Saturday, July 7, 2012

Open Letter to Bathroom Graffiti people


Dear people who scrawl on the wall of the bathroom,

     It’s obvious you hate anyone different from you.  Everyone has different ways to relax, but your method of relaxation tends to hurt others in their most intimate moments.  I would like to make a request, and I think it’s fairly reasonable.

Please leave the stalls alone.  We have the internet so you have no reason to etch your rage into the paint of the bathroom stall.  Little kids and adorably naïve people use that bathroom, and you’re ruining public pooping for them.

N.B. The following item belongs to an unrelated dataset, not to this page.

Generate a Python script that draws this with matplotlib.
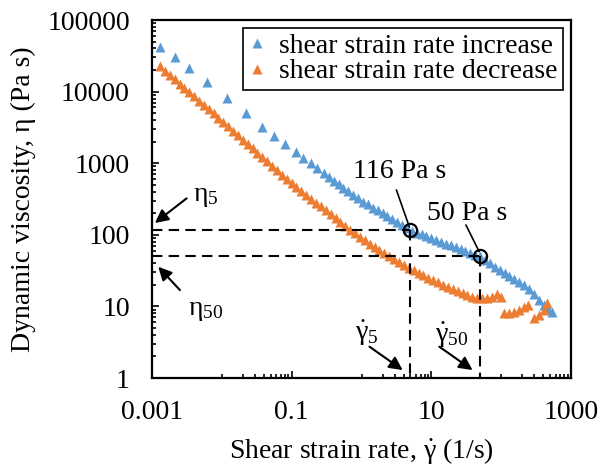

How much effort does it take to etch dirty words into the stall wall?  One would have to imagine it takes a considerable amount of effort to express that hate.  Wouldn’t it be much easier-and I imagine more satisfying-to simply scream obscenities at someone different form you in public?

If I may, I would like to make suggestions for alternate things to do when you wish to defile another bathroom wall.  I have the top choices in a handy to read list below.

1     1. Origami
2     2. Read a book
3     3. Sing “Happy Birthday” to the poop you are butt birthing.
4     4. Think about the rise of the common man against the bourgeoisie versus the proletariat.
5     5. Just eliminate waste

If you could be gracious enough to consider these activities before scratching into the stall wall, it would be greatly appreciated.  I believe I speak for everyone who uses public restrooms that we have enough to deal with between strung out junkies, spilled urine, and paper towels that don’t actually dry your hands.

So, in conclusion, please stop writing and scratching dirty words into our bathrooms.  Thank you for your time and patience, and have a wonderful day.